Perkara tersebut terbagi menjadi dua permohonan, yakni Perkara Nomor 7/PUU-XVI/2018 yang dimohonkan Khaeruddin serta Barisan Advokat Bersatu yang merupakan pemohon Nomor 8/PUU-XVI/2018.
“UU Tipikor tidak memiliki tolok ukur dan multitafsir,” ujar Kaheruddin di Gedung Mahkamah Konstitusi Jakarta, Selasa (6/2).
Menurut Khaeruddin, hal ini menimbulkan tidak adanya pemaknaan yang jelas bagi seorang advokat yang melakukan pembelaan kepada kliennya terutama ketika proses penyidikan sedang berjalan.
“Ini menyebabkan advokat dalam membela kliennya sewaktu-waktu dapat dianggap melakukan perbuatan mencegah, merintangi, atau menggagalkan secara langsung atau tidak langsung, sehingga pasal a quo merupakan norma yang tidak memiliki kepastian hukum,” kata Khaeruddin.
Khaeruddin menambahkan bahwa advokat memiliki hak imunitas yang diatur dalam Pasal 11 Undang Undang Nomor 16 Tahun 2011 tentang Bantuan Hukum.
“Ketidakjelasan dari ketentuan pasal a quo mengakibatkan pasal tersebut bertentangan dengan prinsip negara hukum,” kata Khaeruddin.
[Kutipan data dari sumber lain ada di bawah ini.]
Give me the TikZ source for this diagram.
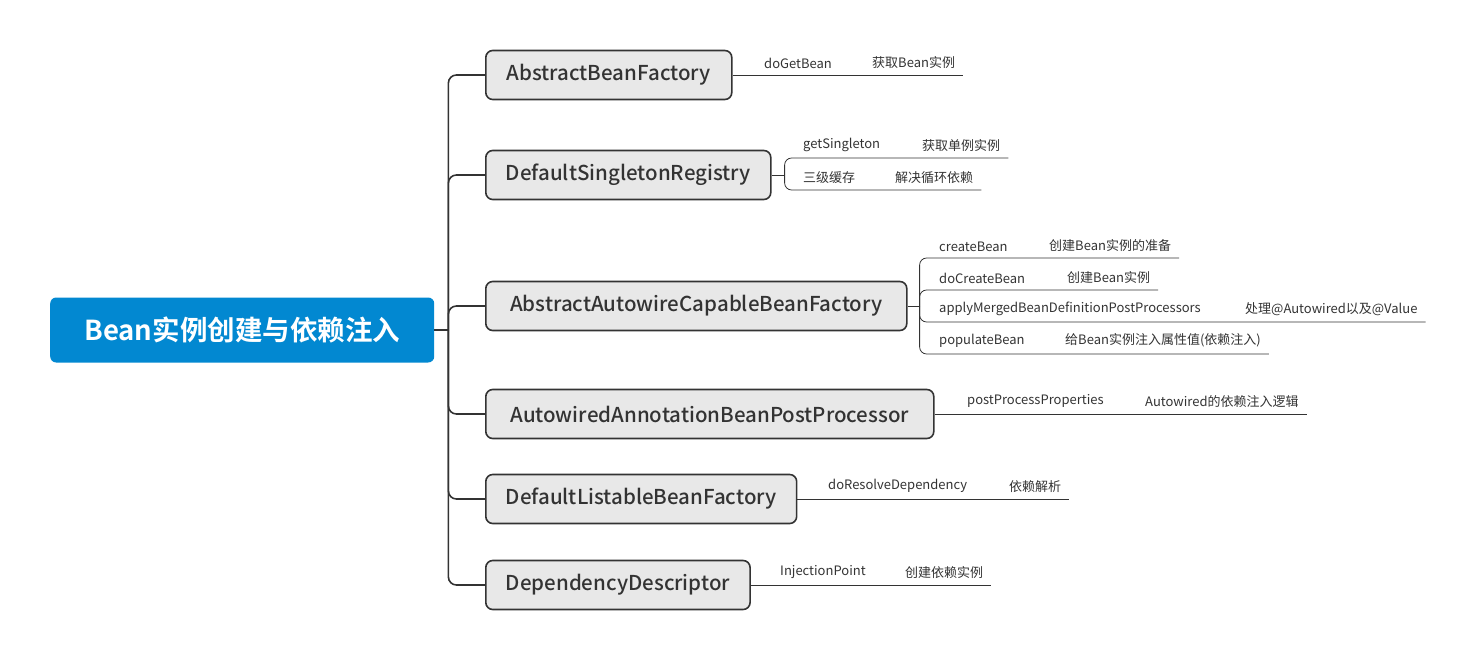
\documentclass[tikz,border=0pt]{standalone}
\usepackage{fontspec}
\setmainfont{Noto Sans CJK SC}[BoldFont={Noto Sans CJK SC Bold}]
\newfontfamily\boxfont{Noto Sans CJK SC Medium}
\usetikzlibrary{positioning}
\definecolor{rootblue}{HTML}{0288D1}
\definecolor{boxgray}{HTML}{E8E8E8}
\definecolor{ink}{HTML}{333333}

\begin{document}
\begin{tikzpicture}[x=1pt, y=-1pt,
    rootnode/.style={rectangle, fill=rootblue, rounded corners=6pt, minimum width=384pt, minimum height=65pt, text=white, font=\fontsize{27.5}{32}\selectfont\bfseries, anchor=west},
    classbox/.style={rectangle, draw=ink, line width=1.6pt, fill=boxgray, rounded corners=7pt, minimum height=49pt, inner xsep=20pt, text=ink, font=\fontsize{20.5}{24}\boxfont, anchor=west},
    trunk/.style={draw=ink, line width=1.6pt, rounded corners=8pt},
    twig/.style={draw=ink, line width=0.8pt, rounded corners=7pt},
    method/.style={inner xsep=0pt, inner ysep=6.5pt, anchor=south west, text=ink, font=\fontsize{13}{15}\selectfont},
    note/.style={method, inner xsep=8pt}]
    \useasboundingbox (0,0) rectangle (1477,660);
    \node [rootnode] (root) at (50,330) {Bean实例创建与依赖注入};
    \node [classbox, minimum width=246pt] (abf) at (485,75) {AbstractBeanFactory};
    \node [classbox, minimum width=285pt] (dsr) at (485,175) {DefaultSingletonRegistry};
    \node [classbox, minimum width=421pt] (aacbf) at (485,306) {AbstractAutowireCapableBeanFactory};
    \node [classbox, minimum width=448pt] (aabpp) at (485,414) {AutowiredAnnotationBeanPostProcessor};
    \node [classbox, minimum width=310pt] (dlbf) at (485,499) {DefaultListableBeanFactory};
    \node [classbox, minimum width=262pt] (dd) at (485,585) {DependencyDescriptor};
    % trunk
    \draw [trunk] (root.east) -- ++(14,0) coordinate (rootfork);
    \foreach \cls in {abf, dsr, aacbf, aabpp, dlbf, dd}
        \draw [trunk] (rootfork) |- (\cls.west);
    % AbstractBeanFactory
    \node [method] (getbean) at (764,75) {doGetBean};
    \node [note] (getbeannote) at (864,75) {获取Bean实例};
    \draw [twig] (abf.east) -- (getbeannote.south east);
    % DefaultSingletonRegistry
    \node [method] (getsingle) at (803,158) {getSingleton};
    \node [note] (getsinglenote) at (914,158) {获取单例实例};
    \node [method] (cache) at (803,190) {三级缓存};
    \node [note] (cachenote) at (887,190) {解决循环依赖};
    \draw [twig] (dsr.east) -- ++(13,0) coordinate (dsrfork);
    \draw [twig] (dsrfork) |- (getsinglenote.south east);
    \draw [twig] (dsrfork) |- (cachenote.south east);
    % AbstractAutowireCapableBeanFactory
    \node [method] (create) at (939,258) {createBean};
    \node [note] (createnote) at (1041,258) {创建Bean实例的准备};
    \node [method] (docreate) at (939,290) {doCreateBean};
    \node [note] (docreatenote) at (1059,290) {创建Bean实例};
    \node [method] (applymerged) at (939,322) {applyMergedBeanDefinitionPostProcessors};
    \node [note] (applymergednote) at (1237,322) {处理@Autowired以及@Value};
    \node [method] (populate) at (939,354) {populateBean};
    \node [note] (populatenote) at (1057,354) {给Bean实例注入属性值(依赖注入)};
    \draw [twig] (aacbf.east) -- ++(12,0) coordinate (aacbffork);
    \foreach \leaf in {createnote, docreatenote, applymergednote, populatenote}
        \draw [twig] (aacbffork) |- (\leaf.south east);
    % AutowiredAnnotationBeanPostProcessor
    \node [method] (postprops) at (967,414) {postProcessProperties};
    \node [note] (postpropsnote) at (1137,414) {Autowired的依赖注入逻辑};
    \draw [twig] (aabpp.east) -- (postpropsnote.south east);
    % DefaultListableBeanFactory
    \node [method] (resolve) at (828,499) {doResolveDependency};
    \node [note] (resolvenote) at (1001,499) {依赖解析};
    \draw [twig] (dlbf.east) -- (resolvenote.south east);
    % DependencyDescriptor
    \node [method] (injection) at (780,585) {InjectionPoint};
    \node [note] (injectionnote) at (897,585) {创建依赖实例};
    \draw [twig] (dd.east) -- (injectionnote.south east);
\end{tikzpicture}
\end{document}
Sementara itu pemohon perkara Nomor 8/PUU-XVI/2018 yang diwakili oleh Victor Santoso Tandiasa berpendapat ketntuan a quo bertentangan secara bersyarat terhadap Pasal 1 ayat (3), Pasal 29D ayat (1) dan(2), serta Pasal 28G UUD 1945.
Menurut Victor, kekuasaan kehakiman seharusnya menjamin advokat untuk bekerja secara bebas, mandiri, dan bertanggung jawab dalam menegakkan hukum sehingga perlu dijamin dan dilindungi oleh UU.
Lebih lanjut Victor menilai bahwa ketentuan a quo dapat diberlakukan kepada advokat namun tidak berlaku pada polisi, jaksa, maupun hakim.
“Sehingga dengan adanya perlakuan yang berbeda, maka terbentuk diskriminasi hukum,” pungkas Victor.